Presented by Michael Buerk, this series examined the values, attitudes, and religious and spiritual beliefs that shaped Britain at the turn of the Millennium.
Fieldwork for the survey was conducted by telephone between 25 April and 7 May 2000 among a sample of 1,000 adults aged 16 and over.
Detailed computer tabulations of results from this study were never released into the public domain, and no dataset is known to exist in any data archive.
However, topline results were tabulated by Gordon, including comparisons with earlier (mostly Gallup) polls, which are here reproduced, as attachment A, by kind permission of Johnny Heald: Soul of Britain A Data
The BBC issued a press release about the principal findings from the study on 29 May 2000, as per attachment B: Soul of Britain B press release
Beforehand, the Sunday Telegraph had been given an exclusive preview, for its edition of 28 May 2000 (p. 3): Jonathan Petre and Ian Cobain, ‘Revealed: Britain still believes in God, a Devil, heaven, and hell’.

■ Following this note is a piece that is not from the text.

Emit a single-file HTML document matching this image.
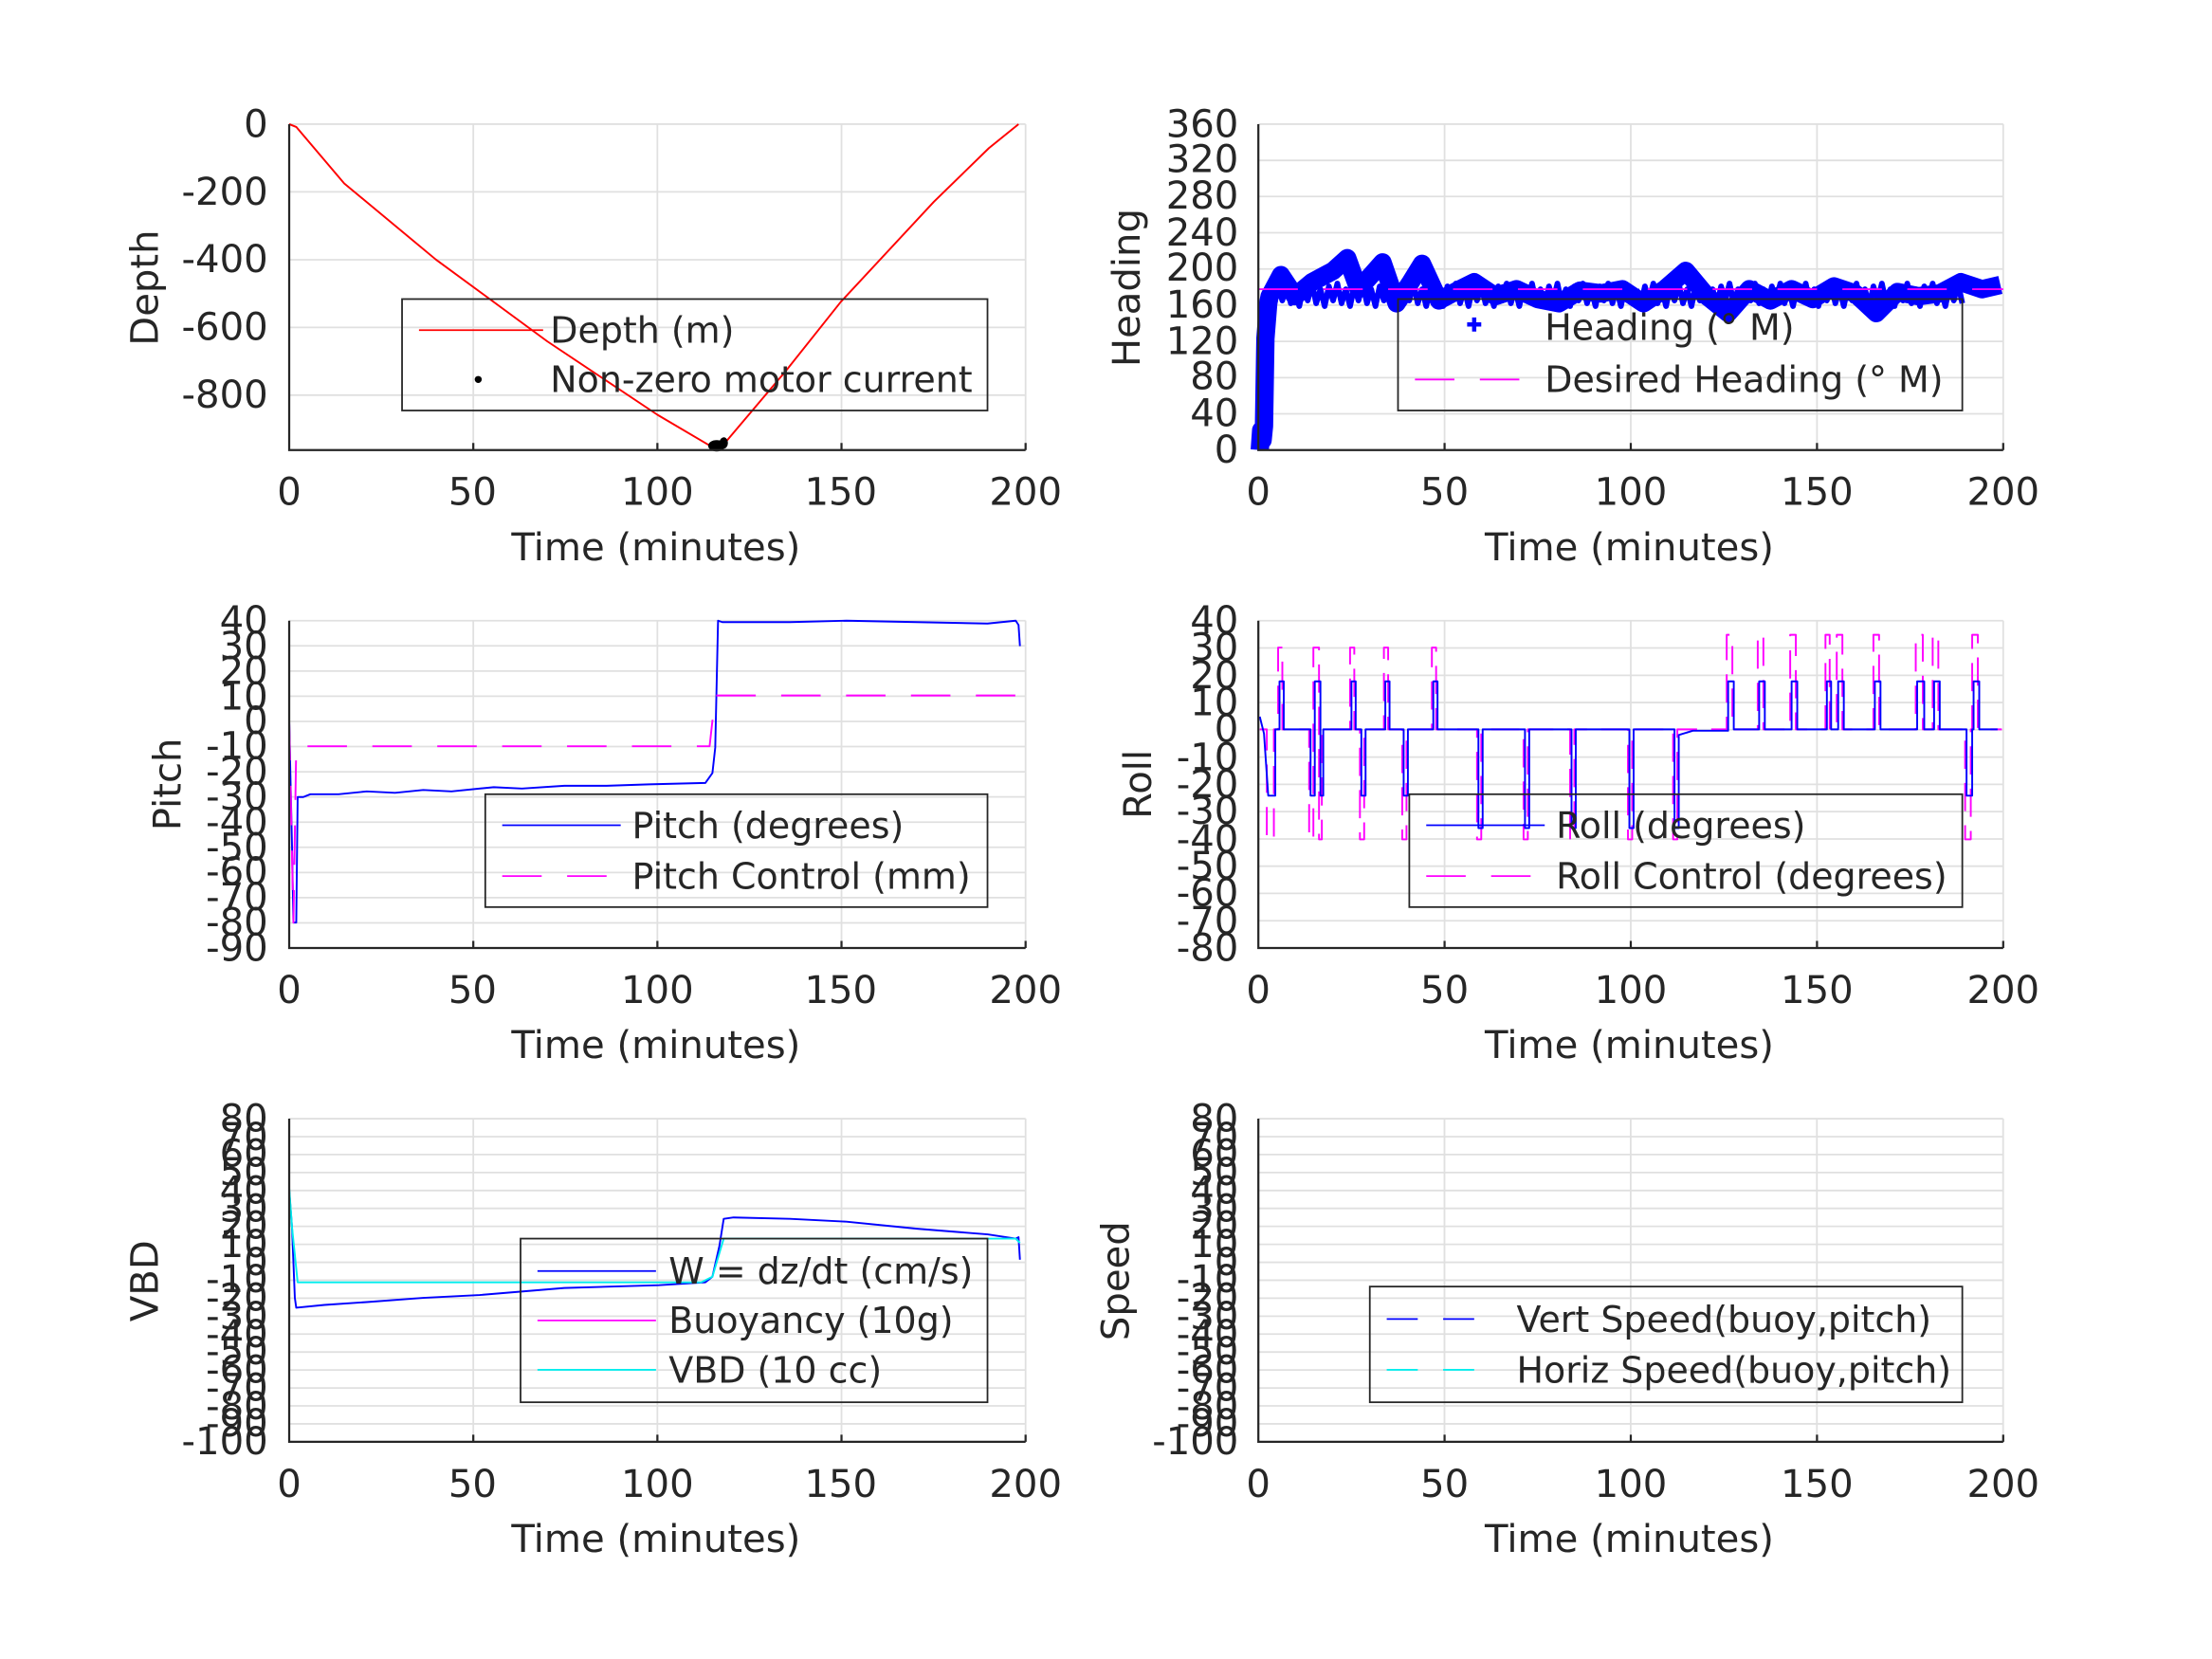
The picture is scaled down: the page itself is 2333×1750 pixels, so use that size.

Gordon prepared his own special report, which was published in the Roman Catholic weekly The Tablet on 3 June 2000 (p. 770), reproduced as attachment C: Soul of Britain C Tablet
A feature based on the survey was later published in UK Christian Handbook, Religious Trends, No. 3, 2002/2003, ed. Peter Brierley (London: Christian Research, 2001), p. 5.15, reproduced as attachment D: Soul of Britain D Religious Trends
In an email to the present author on 6 June 2000, Gordon indicated that the plan was to publish a book on the project by the end of that year. Sadly, it never materialized.
Hopefully, this webpage will serve as a small memorial to a crucial snapshot of British religion and spirituality at the Millennium, one that otherwise could so easily be lost sight of.